A palace coup in Pyongyang? Not quite. But the whisper networks in Whitehall are alive with a startling claim: Kim Jong Un’s grip on power is not as absolute as the propaganda suggests. Sources within British intelligence have disclosed that a decades-old secret lineage within the Kim family has been exposed, revealing a succession crisis that could rattle the regime.
The leak, passed through diplomatic backchannels, suggests that Kim’s uncle, Kim Pyong Il, exiled in Europe since the 1990s, maintains a network of loyalists inside the Korean Workers’ Party. More intriguing, a cache of documents obtained by MI6 reportedly details a succession plan favouring a half-brother, Kim Jong-nam’s son, who has been living under a false identity in Hong Kong. The regime’s vaunted stability suddenly looks like a house of cards.

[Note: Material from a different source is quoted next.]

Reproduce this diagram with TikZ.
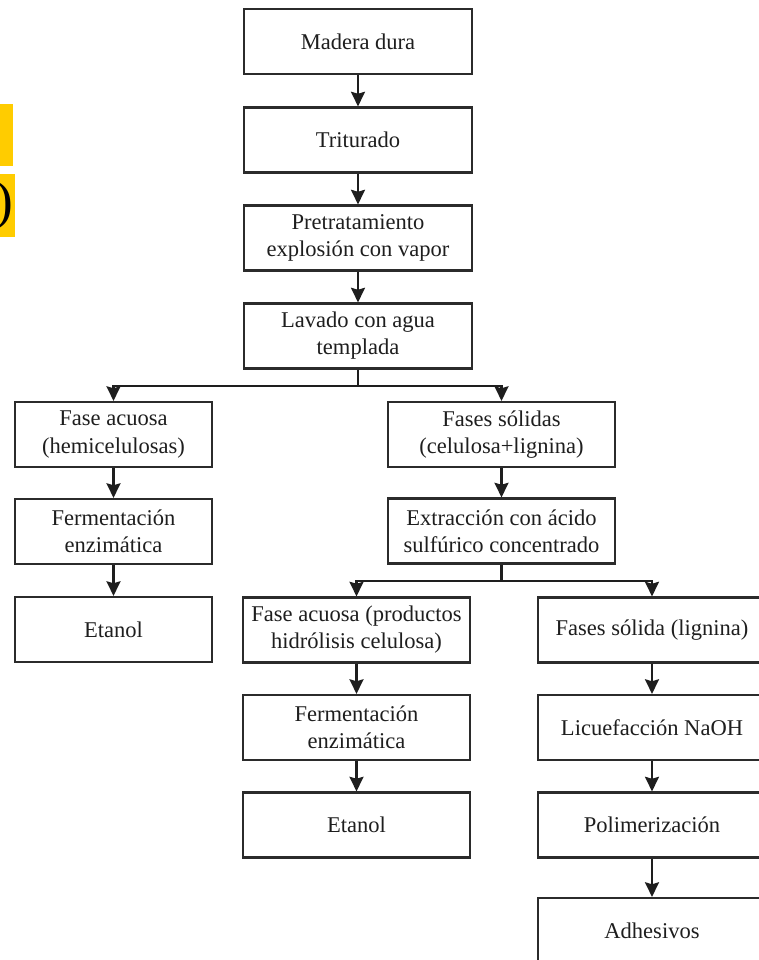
\documentclass[tikz,border=0pt]{standalone}
\usepackage{fontspec}
\setmainfont{Liberation Serif}
\usetikzlibrary{arrows.meta}
\definecolor{inkgray}{HTML}{1E1E1E}
\definecolor{boxline}{HTML}{2B2B2B}
\definecolor{tabyellow}{HTML}{FFCC00}
\begin{document}
\begin{tikzpicture}[x=0.75pt,y=-0.75pt,
  flowbox/.style={draw=boxline,line width=1.6pt,fill=white,inner sep=0pt,
    minimum width=171pt,minimum height=48.75pt,align=center,text=inkgray,
    font=\fontsize{16.9}{20.3}\selectfont},
  narrowbox/.style={flowbox,minimum width=147.75pt},
  wideboxr/.style={flowbox,minimum width=170.25pt},
  arr/.style={draw=inkgray,line width=1.6pt,-{Stealth[length=11pt,width=10.5pt,inset=1.5pt]}},
  link/.style={draw=inkgray,line width=1.6pt}]
\useasboundingbox (0,0) rectangle (759,960);
\clip (0,0) rectangle (759,960);

% tabs at the left margin
\fill[tabyellow] (0,104) rectangle (13,166);
\fill[tabyellow] (0,174) rectangle (15,237);
\node[anchor=east,inner sep=0pt,text=black,font=\fontsize{40}{40}\selectfont] (paren) at (14,206) {)};

% main column
\node[flowbox] (madera)  at (358,41.5)  {Madera dura};
\node[flowbox] (trit)    at (358,140)   {Triturado};
\node[flowbox] (pret)    at (358,238)   {Pretratamiento\\explosión con vapor};
\node[flowbox] (lavado)  at (358,336)   {Lavado con agua\\templada};

% hemicellulose branch
\node[narrowbox] (faseac)  at (113.5,434.5) {Fase acuosa\\(hemicelulosas)};
\node[narrowbox] (ferm1)   at (113.5,531.5) {Fermentación\\enzimática};
\node[narrowbox] (etanol1) at (113.5,629.5) {Etanol};

% solids branch
\node[wideboxr] (fasesol) at (501.5,434.5) {Fases sólidas\\(celulosa+lignina)};
\node[wideboxr] (extr)    at (501.5,531)   {Extracción con ácido\\sulfúrico concentrado};

% cellulose hydrolysis branch
\node[wideboxr] (faseac2) at (356.5,630)   {Fase acuosa (productos\\hidrólisis celulosa)};
\node[wideboxr] (ferm2)   at (356.5,727.5) {Fermentación\\enzimática};
\node[wideboxr] (etanol2) at (356.5,825)   {Etanol};

% lignin branch
\node[flowbox] (fsol2)  at (652,630)   {Fases sólida (lignina)};
\node[flowbox] (licu)   at (652,727.5) {Licuefacción NaOH};
\node[flowbox] (polim)  at (652,825)   {Polimerización};
\node[flowbox] (adhes)  at (652,930.5) {Adhesivos};

% connectors
\draw[arr] (madera) -- (trit);
\draw[arr] (trit) -- (pret);
\draw[arr] (pret) -- (lavado);

\coordinate (split1) at (358,386);
\draw[link] (lavado) -- (split1);
\draw[arr] (split1) -| (faseac);
\draw[arr] (split1) -| (fasesol);

\draw[arr] (faseac) -- (ferm1);
\draw[arr] (ferm1) -- (etanol1);
\draw[arr] (fasesol) -- (extr);

\coordinate (split2) at (501.5,581);
\draw[link] (extr) -- (split2);
\draw[arr] (split2) -| (faseac2);
\draw[arr] (split2) -| (fsol2);

\draw[arr] (faseac2) -- (ferm2);
\draw[arr] (ferm2) -- (etanol2);
\draw[arr] (fsol2) -- (licu);
\draw[arr] (licu) -- (polim);
\draw[arr] (polim) -- (adhes);
\end{tikzpicture}
\end{document}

Westminster’s Korea watchers are scrambling. One former foreign office mandarin described it as “the most significant intelligence breakthrough since the Libya files”. But is it a genuine crack, or a disinformation operation? The timing is suspicious. The leak coincides with Kim’s purge of a senior military aide last week.
Downing Street has declined to comment, but sources close to the National Security Council confirm an emergency meeting was held late last night. The UK’s unofficial position has long been to manage North Korean collapse scenarios quietly. Now, the game board has shifted.
The question being asked in the Lobby bars is not whether the regime is vulnerable, but who is playing whom. If the Kim dynasty truly has a rival claimant, Russia and China will be watching even more closely than we are. Watch this space. The whispers are getting louder.